**Description of the task:** Pictures stay out. Extract the lines below from the first one through the line with "from bokeh.resources import INLINE", both included.

**Dataset extract:**
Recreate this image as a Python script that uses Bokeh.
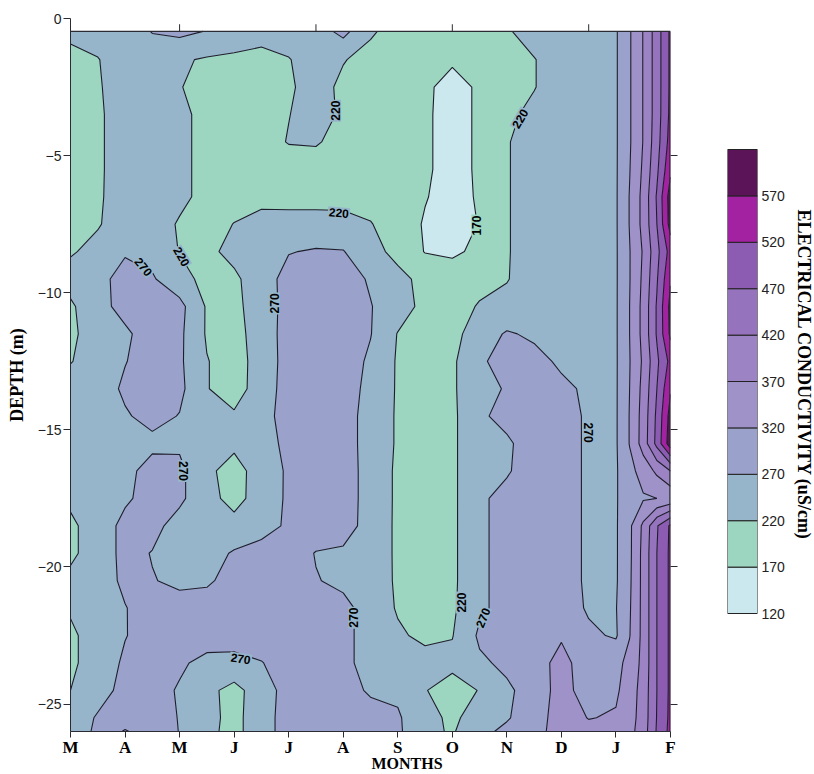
import numpy as np
from bokeh.plotting import figure
from bokeh.layouts import row
from bokeh.models import Range1d, FixedTicker, LinearAxis, ColumnDataSource, Title
from bokeh.core.properties import value
from bokeh.embed import file_html
from bokeh.resources import INLINE

# ---- data -------------------------------------------------------------
month_labels = ["M", "A", "M", "J", "J", "A", "S", "O", "N", "D", "J", "F"]
depth_ticks = [0, -5, -10, -15, -20, -25]

# sampling positions of the EC field (month index, depth in m)
grid_month = [0, 0.5, 1, 1.5, 2, 2.5, 3, 3.5, 4, 4.5, 5, 5.5, 6, 6.5, 7, 7.5,
              8, 8.5, 9, 9.5, 10, 10.25, 10.5, 10.75, 11]
grid_depth = [-0.47, -1.5, -2.5, -3.5, -4.5, -5.5, -6.5, -7.5, -8.5, -9.5,
              -10.5, -11.5, -12.5, -13.5, -14.5, -15.5, -16.5, -17.5, -18.5,
              -19.5, -20.5, -21.5, -22.5, -23.5, -24.5, -25.5, -26.0]

# electrical conductivity (uS/cm), one row per depth (shallow -> deep)
ec_values = [
    [232, 240, 245, 272, 282, 268, 245, 235, 240, 245, 285, 225, 205, 200, 200, 205, 215, 240, 245, 250, 265, 315, 372, 445, 530],
    [205, 218, 245, 245, 226, 215, 212, 208, 218, 240, 222, 208, 200, 180, 178, 200, 205, 218, 245, 250, 265, 315, 372, 445, 530],
    [200, 215, 245, 245, 222, 205, 200, 205, 215, 235, 212, 200, 192, 180, 150, 178, 205, 218, 245, 250, 265, 315, 372, 445, 530],
    [200, 212, 245, 245, 232, 205, 200, 205, 219, 235, 214, 200, 192, 178, 150, 178, 210, 232, 245, 250, 265, 315, 372, 445, 532],
    [200, 212, 245, 245, 232, 205, 200, 205, 222, 224, 205, 200, 192, 178, 150, 178, 217, 240, 245, 250, 265, 315, 372, 450, 540],
    [200, 212, 245, 245, 232, 205, 200, 200, 200, 200, 200, 198, 195, 178, 150, 178, 217, 240, 245, 250, 265, 318, 378, 460, 560],
    [200, 213, 245, 245, 232, 205, 205, 205, 202, 202, 202, 205, 195, 173, 150, 176, 217, 240, 245, 250, 265, 322, 385, 475, 595],
    [200, 216, 245, 245, 215, 205, 221, 238, 240, 240, 238, 222, 200, 165, 150, 172, 217, 240, 245, 250, 265, 322, 385, 470, 590],
    [215, 235, 265, 255, 218, 208, 235, 255, 268, 274, 272, 238, 205, 168, 162, 180, 217, 240, 245, 250, 265, 318, 375, 455, 540],
    [240, 255, 288, 275, 238, 205, 210, 250, 285, 292, 290, 265, 235, 205, 195, 205, 218, 240, 245, 250, 265, 318, 380, 465, 565],
    [212, 255, 285, 290, 285, 215, 210, 240, 290, 292, 290, 272, 245, 205, 200, 224, 232, 250, 245, 250, 265, 320, 385, 475, 585],
    [212, 240, 262, 292, 280, 215, 205, 240, 292, 295, 292, 272, 218, 200, 205, 245, 275, 262, 250, 250, 265, 320, 385, 475, 580],
    [218, 240, 268, 292, 278, 222, 200, 240, 290, 295, 295, 262, 215, 200, 212, 262, 290, 285, 262, 255, 265, 318, 378, 460, 535],
    [240, 245, 278, 295, 282, 222, 200, 242, 292, 295, 290, 258, 215, 200, 212, 262, 272, 295, 280, 262, 265, 320, 385, 470, 565],
    [240, 245, 265, 285, 268, 240, 226, 250, 292, 295, 292, 250, 215, 200, 210, 262, 285, 295, 292, 262, 265, 322, 390, 480, 590],
    [240, 245, 255, 258, 262, 245, 228, 245, 285, 295, 292, 250, 215, 200, 210, 262, 262, 295, 292, 262, 265, 322, 392, 485, 600],
    [240, 245, 255, 290, 282, 228, 205, 238, 278, 295, 292, 252, 212, 200, 210, 262, 265, 295, 292, 262, 265, 305, 340, 380, 420],
    [228, 245, 262, 290, 280, 235, 205, 240, 278, 295, 292, 252, 212, 200, 210, 262, 285, 295, 292, 262, 265, 305, 315, 320, 330],
    [212, 240, 285, 285, 250, 240, 235, 250, 278, 295, 292, 250, 212, 200, 210, 262, 285, 295, 292, 262, 265, 310, 380, 465, 528],
    [212, 240, 285, 268, 248, 250, 275, 290, 292, 268, 262, 250, 212, 200, 210, 262, 285, 295, 292, 262, 265, 310, 385, 470, 530],
    [230, 245, 280, 272, 262, 262, 290, 292, 295, 272, 262, 252, 212, 200, 210, 262, 285, 295, 292, 262, 265, 312, 385, 470, 530],
    [225, 245, 268, 292, 285, 295, 295, 295, 295, 292, 280, 255, 215, 200, 212, 262, 285, 295, 292, 265, 268, 315, 385, 470, 530],
    [212, 240, 268, 290, 292, 295, 292, 295, 295, 295, 280, 255, 228, 208, 218, 278, 290, 300, 315, 278, 265, 318, 385, 470, 530],
    [212, 240, 278, 292, 278, 255, 255, 268, 292, 295, 280, 255, 245, 240, 232, 262, 280, 300, 335, 295, 305, 335, 385, 470, 530],
    [220, 250, 285, 290, 265, 232, 205, 245, 290, 295, 285, 265, 262, 222, 200, 222, 262, 290, 340, 295, 312, 345, 390, 470, 530],
    [240, 275, 290, 290, 268, 235, 205, 250, 290, 295, 292, 285, 275, 240, 208, 248, 266, 295, 345, 318, 325, 350, 392, 472, 532],
    [240, 280, 325, 290, 269, 232, 205, 250, 290, 295, 292, 290, 278, 232, 215, 258, 280, 300, 345, 335, 340, 355, 395, 475, 535],
]

ec_levels = [120, 170, 220, 270, 320, 370, 420, 470, 520, 570, 620]
band_colors = ["#cce8ef", "#9dd6c0", "#96b5ca", "#9aa1cb", "#9f92c9",
               "#9c84c4", "#9574bd", "#8b5cb2", "#a222a2", "#5c1458"]

# contour labels: text, placement and rotation (degrees)
label_text = ["220", "220", "220", "170", "270", "220", "270",
              "270", "270", "270", "220", "270", "270"]
label_month = [4.86, 8.24, 4.92, 7.45, 1.34, 2.04, 3.74,
               2.07, 3.12, 5.19, 7.16, 7.56, 9.49]
label_depth = [-3.36, -3.65, -7.08, -7.55, -9.05, -8.68, -10.39,
               -16.5, -23.34, -21.85, -21.3, -21.85, -15.1]
label_angle = [90, 60, -5, 90, -50, -60, 90, -90, -8, 90, 90, 68, -90]
label_bg = ["#96b5ca", "#96b5ca", "#96b5ca", "#9dd6c0", "#96b5ca", "#96b5ca", "#96b5ca",
            "#96b5ca", "#96b5ca", "#96b5ca", "#96b5ca", "#96b5ca", "#96b5ca"]

top_tick_month = [2, 4.5, 7, 9.5]

# ---- layout constants ------------------------------------------------------
serif = "Liberation Serif"
sans = "Liberation Sans"
edge = "#2b2b33"
FRAME_TOP = 18
FRAME_H = 713
BOTTOM = 40

# ---- main contour panel ------------------------------------------------
z = np.array(ec_values, dtype=float)[::-1]
y = np.array(grid_depth, dtype=float)[::-1]
x = np.array(grid_month, dtype=float)

p = figure(frame_width=600, frame_height=FRAME_H,
           x_range=Range1d(0, 11), y_range=Range1d(-26, 0),
           min_border_left=70, min_border_right=20, min_border_top=FRAME_TOP,
           min_border_bottom=BOTTOM,
           output_backend="svg", toolbar_location=None,
           outline_line_color=None, background_fill_color="white")
p.grid.visible = False

p.contour(x=x, y=y, z=z, levels=ec_levels, fill_color=band_colors,
          line_color="#1d1d2b", line_width=1.1)

# frame edges of the sampled region
top = grid_depth[0]
p.segment(x0=[0], y0=[top], x1=[11], y1=[top], line_color=edge, line_width=1.3)
p.segment(x0=[11], y0=[-26], x1=[11], y1=[top], line_color=edge, line_width=2.4)
p.segment(x0=top_tick_month, y0=[top] * len(top_tick_month),
          x1=top_tick_month, y1=[top + 0.26] * len(top_tick_month),
          line_color=edge, line_width=1)

labels = ColumnDataSource(dict(x=label_month, y=label_depth, text=label_text,
                               angle=label_angle, bg=label_bg))
p.text(x="x", y="y", text="text", angle="angle", angle_units="deg", source=labels,
       text_font=value(sans), text_font_style="bold", text_font_size="12px",
       text_color="black", text_align="center", text_baseline="middle",
       background_fill_color="bg", padding=1)

# left (depth) axis
p.yaxis.ticker = FixedTicker(ticks=depth_ticks)
p.yaxis.axis_label = "DEPTH (m)"
p.yaxis.axis_label_text_font = serif
p.yaxis.axis_label_text_font_style = "bold"
p.yaxis.axis_label_text_font_size = "18px"
p.yaxis.axis_label_text_color = "black"
p.yaxis.axis_label_standoff = 8
p.yaxis.major_label_text_font = sans
p.yaxis.major_label_text_font_size = "14px"
p.yaxis.major_label_text_color = "#222"
p.yaxis.major_label_standoff = 2
p.yaxis.major_tick_out = 7
p.yaxis.major_tick_in = 0
p.yaxis.minor_tick_out = 0
p.yaxis.minor_tick_in = 0
p.yaxis.axis_line_color = edge
p.yaxis.major_tick_line_color = edge

# bottom (month) axis
p.xaxis.ticker = FixedTicker(ticks=list(range(len(month_labels))))
p.xaxis.major_label_overrides = {i: m for i, m in enumerate(month_labels)}
p.xaxis.major_label_text_font = serif
p.xaxis.major_label_text_font_style = "bold"
p.xaxis.major_label_text_font_size = "17px"
p.xaxis.major_label_text_color = "black"
p.xaxis.major_label_standoff = 0
p.xaxis.major_tick_out = 6
p.xaxis.major_tick_in = 0
p.xaxis.minor_tick_out = 0
p.xaxis.minor_tick_in = 0
p.xaxis.axis_line_color = edge
p.xaxis.major_tick_line_color = edge

# month axis title, a little right of centre
p.add_layout(Title(text="MONTHS", align="left", offset=301, standoff=-13,
                   text_font=serif, text_font_style="bold", text_font_size="16px",
                   text_color="black"), "below")

# right side ticks (no labels)
right_ticks = depth_ticks[1:]
right_axis = LinearAxis(ticker=FixedTicker(ticks=right_ticks),
                        major_label_overrides={t: "" for t in right_ticks},
                        axis_line_color=None, major_tick_out=7, major_tick_in=0,
                        minor_tick_out=0, minor_tick_in=0,
                        major_tick_line_color=edge)
p.add_layout(right_axis, "right")

# ---- colour key ----------------------------------------------------------
# The key frame shares the main frame's top and height; the value range is
# widened so that the bar itself spans pixels 149..613 of the page.
KEY_TOP_PX, KEY_BOTTOM_PX = 149, 613
px_per_unit = (KEY_BOTTOM_PX - KEY_TOP_PX) / (ec_levels[-1] - ec_levels[0])
key_hi = ec_levels[-1] + (KEY_TOP_PX - FRAME_TOP) / px_per_unit
key_lo = ec_levels[0] - (FRAME_TOP + FRAME_H - KEY_BOTTOM_PX) / px_per_unit

cb = figure(frame_width=30, frame_height=FRAME_H,
            x_range=Range1d(0, 1), y_range=Range1d(key_lo, key_hi),
            min_border_left=37, min_border_right=57, min_border_top=FRAME_TOP,
            min_border_bottom=BOTTOM,
            x_axis_location=None, y_axis_location="right",
            output_backend="svg", toolbar_location=None, outline_line_color=None)
cb.grid.visible = False
cb.quad(left=0, right=1, bottom=ec_levels[:-1], top=ec_levels[1:],
        fill_color=band_colors, line_color="#222", line_width=1)
cb.yaxis.ticker = FixedTicker(ticks=ec_levels[:-1])
cb.yaxis.axis_line_color = None
cb.yaxis.major_tick_out = 0
cb.yaxis.major_tick_in = 0
cb.yaxis.minor_tick_out = 0
cb.yaxis.minor_tick_in = 0
cb.yaxis.major_label_text_font = sans
cb.yaxis.major_label_text_font_size = "14px"
cb.yaxis.major_label_text_color = "#222"
cb.yaxis.major_label_standoff = 4
cb.yaxis.axis_label = "ELECTRICAL CONDUCTIVITY (uS/cm)"
cb.yaxis.axis_label_text_font = serif
cb.yaxis.axis_label_text_font_style = "bold"
cb.yaxis.axis_label_text_font_size = "18px"
cb.yaxis.axis_label_text_color = "black"
cb.yaxis.axis_label_standoff = 6

layout = row(p, cb)
open("out.html", "w").write(file_html(layout, INLINE))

**The response:**
Recreate this image as a Python script that uses Bokeh.
import numpy as np
from bokeh.plotting import figure
from bokeh.layouts import row
from bokeh.models import Range1d, FixedTicker, LinearAxis, ColumnDataSource, Title
from bokeh.core.properties import value
from bokeh.embed import file_html
from bokeh.resources import INLINE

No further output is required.